Многие из нас переживают за будущее своих детей и страшатся потерять близких и любимых. Но и сами по себе мысли о будущем уже вызывают у нас тревогу.

У многих из нас при мысли о собственном будущем невольно сжимается сердце. Нас всегда пугает то, что мы не знаем наверняка, а неизвестность подстегивает наше воображение.

Наши размышления о себе и будущем бессознательно связаны с «великой неизвестностью – смертью, про которую нельзя знать ни когда, ни как мы столкнемся с ней. Поэтому страх перед будущим универсален, архаичен и касается каждого из нас.

Но в то же время мы живем в обществе, где много поводов для самых разнообразных страхов, и эта реальность усиливает наши личные переживания. Рост заболеваний, связанный с постоянным стрессом, и увеличение потребления транквилизаторов и антидепрессантов, без которых все труднее обходиться жителям мегаполисов, подтверждают эту тенденцию.

Причина – в конфликте между нашим стремлением к успеху и несостоятельностью наших ценностных представлений, которые должны были бы помочь нам двигаться по этому пути. Жизненные ценности – это те точки опоры, которые «старшие» в широком смысле слова (отцы семейств, политики, учителя) воплощают своей жизнью, работой и передают нам.
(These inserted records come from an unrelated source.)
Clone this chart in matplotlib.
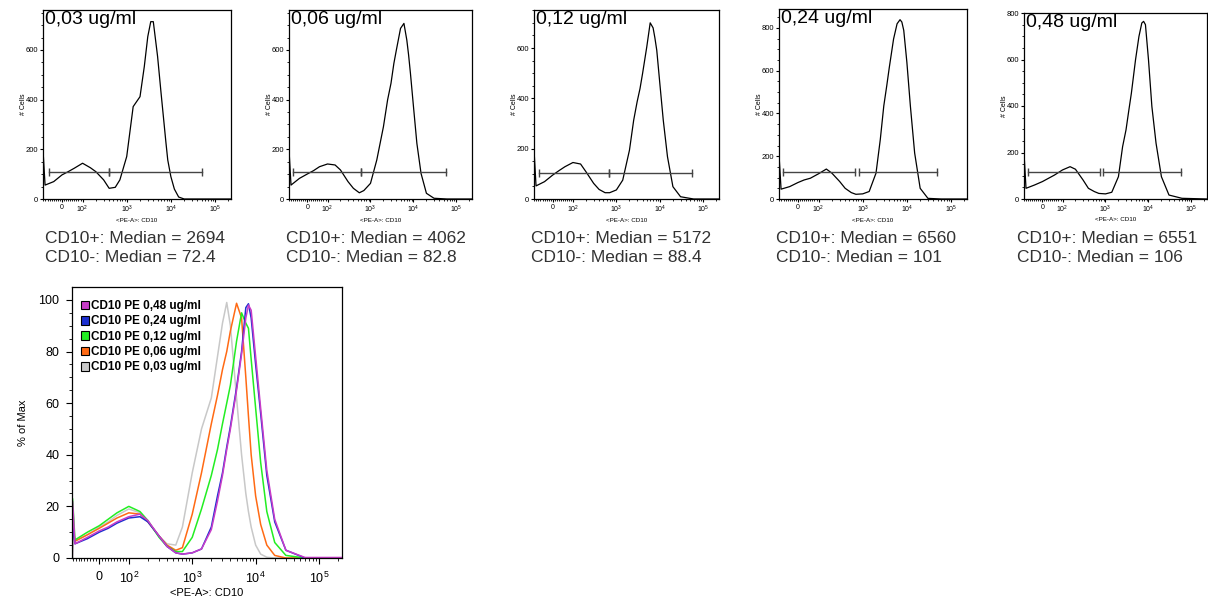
import numpy as np
import matplotlib
matplotlib.use('Agg')
import matplotlib.pyplot as plt
from matplotlib.patches import Patch
from matplotlib.ticker import FixedLocator, FixedFormatter, MultipleLocator

plt.rcParams['font.family'] = ['Liberation Sans', 'DejaVu Sans']
plt.rcParams['mathtext.fontset'] = 'custom'
plt.rcParams['mathtext.rm'] = 'Liberation Sans'

###############################################################################
# DATA
###############################################################################
# fluorescence intensity grid <PE-A>: CD10 (shared by all histograms)
x_pe = [-91, -90, -82, -40, 0, 30, 60, 100, 150, 200, 300, 400, 550, 700,
        1000, 1400, 2000, 2500, 3000, 3500, 4000, 5000, 6000, 7000, 7700,
        8500, 10000, 12000, 15000, 20000, 30000, 60000, 230000]

conc_labels = ['0,03 ug/ml', '0,06 ug/ml', '0,12 ug/ml', '0,24 ug/ml', '0,48 ug/ml']

# # Cells per panel
cells_003 = [0, 170, 56, 70, 97, 110, 124, 144, 126, 110, 77, 43, 47, 77,
             171, 372, 412, 533, 654, 714, 714, 574, 426, 305, 230,
             157, 90, 40, 8, 0, 0, 0, 0]
cells_006 = [0, 170, 56, 83, 101, 114, 130, 141, 137, 117, 70, 43, 25, 34,
             63, 157, 291, 399, 466, 546, 600, 687, 707, 640, 580,
             506, 372, 224, 103, 23, 3, 0, 0]
cells_012 = [0, 168, 52, 69, 95, 112, 128, 145, 139, 108, 62, 38, 25, 25,
             36, 75, 194, 313, 386, 439, 498, 604, 700, 680, 640,
             591, 459, 313, 168, 49, 9, 0, 0]
cells_024 = [0, 176, 46, 58, 77, 89, 97, 118, 140, 121, 82, 50, 30, 22,
             24, 35, 121, 278, 435, 529, 615, 748, 819, 838, 827,
             788, 639, 435, 215, 50, 3, 0, 0]
cells_048 = [0, 168, 46, 60, 75, 89, 103, 125, 139, 128, 82, 46, 32, 24,
             22, 29, 96, 225, 297, 383, 455, 599, 699, 757, 764,
             750, 600, 398, 240, 96, 17, 3, 0]
cells_all = [cells_003, cells_006, cells_012, cells_024, cells_048]
ymax_cells = [761, 761, 751, 888, 800]

# gates: CD10- (left, right), CD10+ (left, right), level
gates = [(-63, 394, 394, 50600, 110),
         (-71, 594, 594, 58000, 110),
         (-67, 668, 668, 54700, 104),
         (-72, 662, 822, 47600, 126),
         (-71, 738, 871, 56900, 118)]

pos_median = ['2694', '4062', '5172', '6560', '6551']
neg_median = ['72.4', '82.8', '88.4', '101', '106']

# overlay, % of Max
pct_003 = [0, 13, 6.5, 9, 12, 14, 16.5, 19, 17.5, 14, 8.5, 5.5, 5, 12,
           33, 50, 62, 78, 91, 99, 90, 62, 40, 25, 18,
           12, 5, 1.5, 0.3, 0, 0, 0, 0]
pct_006 = [0, 13, 6.5, 9, 11.5, 13.5, 15.5, 17.5, 17, 14, 8.5, 5, 3, 4,
           17, 33, 52, 63, 73, 80, 88, 98.7, 93, 70, 55,
           40, 24, 13, 5, 1, 0, 0, 0]
pct_012 = [0, 23, 7, 10, 12.5, 15, 17.5, 20, 18, 14.5, 8, 4.5, 2.5, 2.5,
           8, 19, 32, 42, 52, 60, 67, 84, 95, 91, 89,
           77, 58, 37, 18, 6, 1, 0, 0]
pct_024 = [0, 13, 5.5, 7.5, 10, 11.5, 13.5, 15.5, 16, 14, 8.5, 4.5, 2, 1.5,
           2, 3.5, 12, 24, 33, 43, 51, 66, 80, 97, 98.5,
           93, 75, 56, 32, 14, 3, 0, 0]
pct_048 = [0, 22, 5.5, 8, 10.5, 12, 14, 16, 17, 14.5, 8.5, 4.5, 2, 1.5,
           2, 3.5, 11, 22, 32, 42, 50, 65, 79, 93, 98,
           96, 78, 58, 34, 15, 3, 0.2, 0.2]

overlay_labels = ['CD10 PE 0,48 ug/ml', 'CD10 PE 0,24 ug/ml', 'CD10 PE 0,12 ug/ml',
                  'CD10 PE 0,06 ug/ml', 'CD10 PE 0,03 ug/ml']
overlay_pct = [pct_048, pct_024, pct_012, pct_006, pct_003]
overlay_colors = ['#c83cc8', '#1c2fd0', '#22ee22', '#ff6a14', '#c8c8c8']

###############################################################################
# helpers
###############################################################################
W, H = 1208, 602
fig = plt.figure(figsize=(W / 100, H / 100), dpi=100)


def px_axes(l, t, r, b):
    return fig.add_axes([l / W, 1 - b / H, (r - l) / W, (b - t) / H])


major_x = [0, 1e2, 1e3, 1e4, 1e5]
major_x_lbl = ['0', r'$\mathregular{10^{2}}$', r'$\mathregular{10^{3}}$',
               r'$\mathregular{10^{4}}$', r'$\mathregular{10^{5}}$']
minor_x = [v for v in range(-90, 100, 10) if v != 0]
for d in (2, 3, 4):
    minor_x += [k * 10 ** d for k in range(2, 10)]
minor_x += [2e5]


def biex_axis(ax, fs, maj_len, min_len, pad):
    # biexponential-like display: linear around 0, log above 10^2
    ax.set_xscale('symlog', linthresh=100, linscale=0.42)
    ax.set_xlim(-92, 230000)
    ax.xaxis.set_major_locator(FixedLocator(major_x))
    ax.xaxis.set_major_formatter(FixedFormatter(major_x_lbl))
    ax.xaxis.set_minor_locator(FixedLocator(minor_x))
    ax.tick_params(axis='both', which='major', direction='out', length=maj_len,
                   width=0.8, labelsize=fs, pad=pad)
    ax.tick_params(axis='both', which='minor', direction='out', length=min_len, width=0.6)
    ax.tick_params(top=False, right=False, which='both')
    for s in ax.spines.values():
        s.set_linewidth(0.9)


###############################################################################
# top row: single histograms with gates
###############################################################################
boxes = [(43, 10, 231, 199), (289, 10, 472, 199), (534, 10, 719, 199),
         (779, 9, 967, 199), (1024, 13, 1207, 199)]
text_x = [45, 286, 531, 776, 1017]

for i in range(5):
    ax = px_axes(*boxes[i])
    ax.plot(x_pe, cells_all[i], color='k', lw=0.9)
    biex_axis(ax, 5, 2.5, 1.5, 1.2)
    ax.set_ylim(0, ymax_cells[i])
    ax.yaxis.set_major_locator(MultipleLocator(200))
    ax.yaxis.set_minor_locator(MultipleLocator(50))
    ax.tick_params(axis='y', labelsize=5.5, pad=1)
    ax.set_ylabel('# Cells', fontsize=5)
    ax.yaxis.set_label_coords(-0.085, 0.5)
    ax.set_xlabel('<PE-A>: CD10', fontsize=4.5)
    ax.xaxis.set_label_coords(0.5, -0.112)
    ax.xaxis.label.set_va('center')
    lo_l, lo_r, hi_l, hi_r, lev = gates[i]
    ax.plot([lo_l, lo_r], [lev, lev], color='#444444', lw=1, marker='|', ms=6, mew=1)
    ax.plot([hi_l, hi_r], [lev, lev], color='#444444', lw=1, marker='|', ms=6, mew=1)
    ax.text(0.012, 0.995, conc_labels[i], transform=ax.transAxes, fontsize=14,
            va='top', ha='left')
    fig.text(text_x[i] / W, 1 - 243 / H, 'CD10+: Median = ' + pos_median[i],
             fontsize=12.5, color='#333333', va='baseline')
    fig.text(text_x[i] / W, 1 - 262 / H, 'CD10-: Median = ' + neg_median[i],
             fontsize=12.5, color='#333333', va='baseline')

###############################################################################
# bottom: overlay, % of Max
###############################################################################
ax5 = px_axes(72, 287, 342, 558)
for j in range(4, -1, -1):
    ax5.plot(x_pe, overlay_pct[j], color=overlay_colors[j], lw=1.1)
biex_axis(ax5, 9, 4, 2.5, 5)
ax5.set_ylim(0, 105)
ax5.yaxis.set_major_locator(FixedLocator([0, 20, 40, 60, 80, 100]))
ax5.yaxis.set_minor_locator(FixedLocator(list(range(5, 100, 5))))
ax5.set_ylabel('% of Max', fontsize=8)
ax5.yaxis.set_label_coords(-0.163, 0.5)
ax5.set_xlabel('<PE-A>: CD10', fontsize=8)
ax5.xaxis.set_label_coords(0.5, -0.128)
ax5.xaxis.label.set_va('center')

handles = [Patch(facecolor=c, edgecolor='k', lw=0.8) for c in overlay_colors]
ax5.legend(handles, overlay_labels, loc='upper left', frameon=False,
           prop={'weight': 'bold', 'size': 8.5}, handlelength=0.75, handleheight=0.75,
           handletextpad=0.15, labelspacing=0.28, borderaxespad=0.6,
           bbox_to_anchor=(-0.012, 0.995))

fig.savefig('out.png', dpi=100)
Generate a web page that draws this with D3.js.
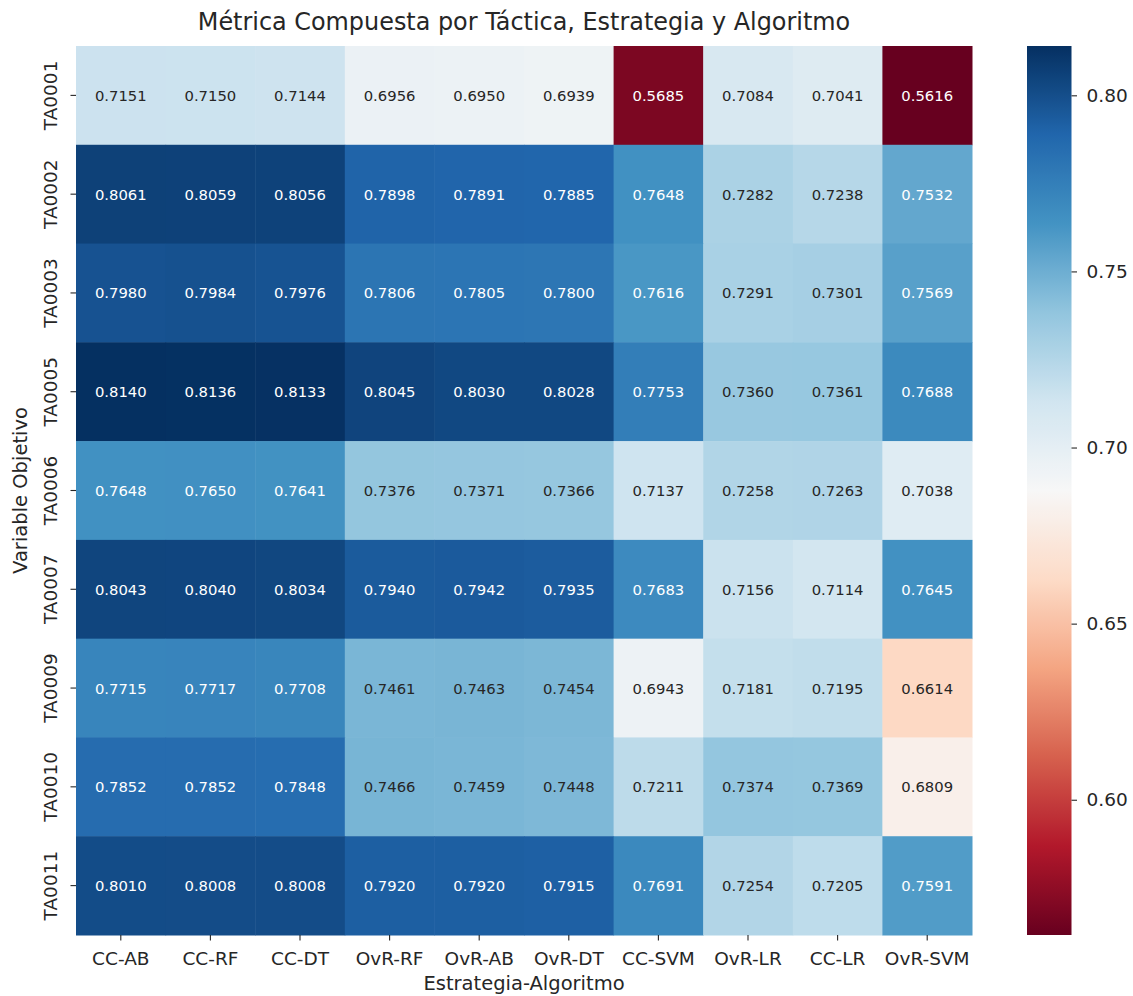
<!DOCTYPE html>
<html>
<head>
<meta charset="utf-8">
<script src="https://cdn.jsdelivr.net/npm/d3@7"></script>
<style>
  html, body { margin: 0; padding: 0; background: #fff; }
  svg { display: block; font-family: "DejaVu Sans", sans-serif; }
</style>
</head>
<body>
<svg id="chart" width="1133" height="996"></svg>
<script>
// Row and column labels
const tactics = ["TA0001", "TA0002", "TA0003", "TA0005", "TA0006", "TA0007", "TA0009", "TA0010", "TA0011"];
const models = ["CC-AB", "CC-RF", "CC-DT", "OvR-RF", "OvR-AB", "OvR-DT", "CC-SVM", "OvR-LR", "CC-LR", "OvR-SVM"];

// Composite metric, one array per tactic (in model order)
const TA0001 = [0.7151, 0.7150, 0.7144, 0.6956, 0.6950, 0.6939, 0.5685, 0.7084, 0.7041, 0.5616];
const TA0002 = [0.8061, 0.8059, 0.8056, 0.7898, 0.7891, 0.7885, 0.7648, 0.7282, 0.7238, 0.7532];
const TA0003 = [0.7980, 0.7984, 0.7976, 0.7806, 0.7805, 0.7800, 0.7616, 0.7291, 0.7301, 0.7569];
const TA0005 = [0.8140, 0.8136, 0.8133, 0.8045, 0.8030, 0.8028, 0.7753, 0.7360, 0.7361, 0.7688];
const TA0006 = [0.7648, 0.7650, 0.7641, 0.7376, 0.7371, 0.7366, 0.7137, 0.7258, 0.7263, 0.7038];
const TA0007 = [0.8043, 0.8040, 0.8034, 0.7940, 0.7942, 0.7935, 0.7683, 0.7156, 0.7114, 0.7645];
const TA0009 = [0.7715, 0.7717, 0.7708, 0.7461, 0.7463, 0.7454, 0.6943, 0.7181, 0.7195, 0.6614];
const TA0010 = [0.7852, 0.7852, 0.7848, 0.7466, 0.7459, 0.7448, 0.7211, 0.7374, 0.7369, 0.6809];
const TA0011 = [0.8010, 0.8008, 0.8008, 0.7920, 0.7920, 0.7915, 0.7691, 0.7254, 0.7205, 0.7591];

const colorbarTicks = [0.60, 0.65, 0.70, 0.75, 0.80];

const rows = [TA0001, TA0002, TA0003, TA0005, TA0006, TA0007, TA0009, TA0010, TA0011];
const cells = [];
rows.forEach((vals, i) => vals.forEach((v, j) => cells.push({ row: tactics[i], col: models[j], value: v })));

// Layout
const svg = d3.select("#chart");
const plot = { left: 76, top: 46, right: 972, bottom: 935 };
const cbar = { left: 1027, right: 1071.5 };
const ink = "#262626";
const tickFont = 18.5;

const x = d3.scaleBand().domain(models).range([plot.left, plot.right]);
const y = d3.scaleBand().domain(tactics).range([plot.top, plot.bottom]);

// Diverging red-blue palette, piecewise linear through the 11 ColorBrewer anchors
const rdbu = ["#67001f", "#b2182b", "#d6604d", "#f4a582", "#fddbc7", "#f7f7f7",
              "#d1e5f0", "#92c5de", "#4393c3", "#2166ac", "#053061"];
const ramp = d3.scaleLinear().domain(d3.range(11).map(k => k / 10)).range(rdbu).interpolate(d3.interpolateRgb);
const all = cells.map(d => d.value);
const vmin = d3.min(all), vmax = d3.max(all);
const norm = d3.scaleLinear().domain([vmin, vmax]).range([0, 1]).clamp(true);
const color = v => ramp(norm(v));

// Cells
svg.append("g").selectAll("rect").data(cells).join("rect")
  .attr("x", d => x(d.col))
  .attr("y", d => y(d.row))
  .attr("width", x.bandwidth() + 0.5)
  .attr("height", y.bandwidth() + 0.5)
  .attr("fill", d => color(d.value));

// Annotations: light text on dark cells, dark text on light cells
function luminance(c) {
  const rgb = d3.rgb(c);
  const lin = u => { u /= 255; return u <= 0.03928 ? u / 12.92 : Math.pow((u + 0.055) / 1.055, 2.4); };
  return 0.2126 * lin(rgb.r) + 0.7152 * lin(rgb.g) + 0.0722 * lin(rgb.b);
}
svg.append("g").selectAll("text").data(cells).join("text")
  .attr("x", d => x(d.col) + x.bandwidth() / 2)
  .attr("y", d => y(d.row) + y.bandwidth() / 2)
  .attr("text-anchor", "middle")
  .attr("dominant-baseline", "central")
  .attr("font-size", 14.8)
  .attr("fill", d => luminance(color(d.value)) > 0.408 ? ink : "#ffffff")
  .text(d => d.value.toFixed(4));

// Axes
const xAxis = svg.append("g")
  .attr("transform", `translate(0,${plot.bottom})`)
  .call(d3.axisBottom(x).tickSize(5.5));
const yAxis = svg.append("g")
  .attr("transform", `translate(${plot.left},0)`)
  .call(d3.axisLeft(y).tickSize(5.5));
[xAxis, yAxis].forEach(g => {
  g.select(".domain").remove();
  g.selectAll(".tick line").attr("stroke", ink).attr("stroke-width", 1.1);
  g.selectAll(".tick text").attr("fill", ink).attr("font-size", tickFont)
    .attr("font-family", "DejaVu Sans, sans-serif");
});
xAxis.selectAll(".tick text").attr("y", 17).attr("dy", "0.71em");
yAxis.selectAll(".tick text")
  .attr("transform", "rotate(-90)")
  .attr("x", 0).attr("y", -19.5)
  .attr("dy", "0")
  .attr("text-anchor", "middle");

// Colorbar
const cy = d3.scaleLinear().domain([vmin, vmax]).range([plot.bottom, plot.top]);
const grad = svg.append("defs").append("linearGradient")
  .attr("id", "cbgrad").attr("x1", 0).attr("y1", 1).attr("x2", 0).attr("y2", 0);
d3.range(0, 1.0001, 0.01).forEach(t => {
  grad.append("stop").attr("offset", t).attr("stop-color", ramp(t));
});
svg.append("rect")
  .attr("x", cbar.left).attr("y", plot.top)
  .attr("width", cbar.right - cbar.left).attr("height", plot.bottom - plot.top)
  .attr("fill", "url(#cbgrad)");
const cAxis = svg.append("g")
  .attr("transform", `translate(${cbar.right},0)`)
  .call(d3.axisRight(cy).tickValues(colorbarTicks).tickFormat(d3.format(".2f")).tickSize(5.5).tickPadding(9.5));
cAxis.select(".domain").remove();
cAxis.selectAll(".tick line").attr("stroke", ink).attr("stroke-width", 1.1);
cAxis.selectAll(".tick text").attr("fill", ink).attr("font-size", tickFont)
  .attr("font-family", "DejaVu Sans, sans-serif");

// Titles
svg.append("text")
  .attr("x", (plot.left + plot.right) / 2).attr("y", 30)
  .attr("text-anchor", "middle").attr("font-size", 23.9).attr("fill", ink)
  .text("Métrica Compuesta por Táctica, Estrategia y Algoritmo");
svg.append("text")
  .attr("x", (plot.left + plot.right) / 2).attr("y", 990)
  .attr("text-anchor", "middle").attr("font-size", 19.5).attr("fill", ink)
  .text("Estrategia-Algoritmo");
svg.append("text")
  .attr("transform", `translate(27,${(plot.top + plot.bottom) / 2}) rotate(-90)`)
  .attr("text-anchor", "middle").attr("font-size", 19.5).attr("fill", ink)
  .text("Variable Objetivo");
</script>
</body>
</html>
Страх всегда больше издалека, он уменьшается при приближении. А значит, если научиться видеть и понимать глубинные причины наших страхов, то можно перестать бояться.

Большинство из нас опекает и контролирует детей гораздо больше, чем того требует здравый смысл. И делаем мы это потому, что воспринимаем окружающий мир враждебно , не доверяем ему и стремимся как можно дольше оттягивать контакт с ним наших детей. Тревога за них преследует родителей даже тогда, когда дети становятся взрослыми.

Кроме того, общество настойчиво внушает нам, что важно хорошо заботиться о своих детях. Давление этого стереотипа усиливается тем, что появление ребенка на свет в условиях общедоступной контрацепции и все более широкого применения ЭКО во многом зависит от нашего желания, то есть «он родится, если мы захотим, и тогда, когда мы захотим. Этим объясняется растущее чувство ответственности по отношению к детям, заставляющее нас забыть о том, что счастье другого человека не поддается нашему контролю.

На самом деле когда взрослые говорят, что боятся за будущее своих детей, они лишь выражают тревогу за собственное будущее. Кому-то непросто согласиться с этой мыслью, но это так. Опыт перестройки доказал, что семьи, где старшие могли опереться на младших, даже самые большие потери переживали легче.

Этот страх во многом имеет нарциссическую подоплеку. Всего того, что сами не успели или не смогли реализовать в жизни, многие родители ожидают от своих детей. И их неуспех воспринимают как собственное поражение. Больше того, стоит, например, подростку усомниться в том, что он хочет поступать в тот вуз, о котором не раз говорили родители, и взрослые моментально чувствуют сильное беспокойство.

С самого рождения в нас сосуществуют два противоположных влечения – к жизни и к смерти. Влечение к жизни выражается в потребности любви, в созидании.

Влечение к смерти – в агрессивных чувствах, разрушительных желаниях и действиях. Фрейд утверждал, что они не могут существовать друг без друга и что борьба между ними порождает все разнообразие явлений жизни человека. Не испытывая влечения к смерти, мы не можем ценить жизнь.

Так, подавляя свой гнев, агрессию, мы одновременно подавляем и способность любить. Поэтому наш страх за родителей и детей подпитывает любовь и привязанность к ним, страх перед катастрофами и войнами заставляет ценить мир и благополучие, страх заболеть дает возможность полнее и ярче проживать каждый отпущенный нам день.

Лишая нас беззаботности, страхи все-таки бывают полезны, потому что делают нас человечнее.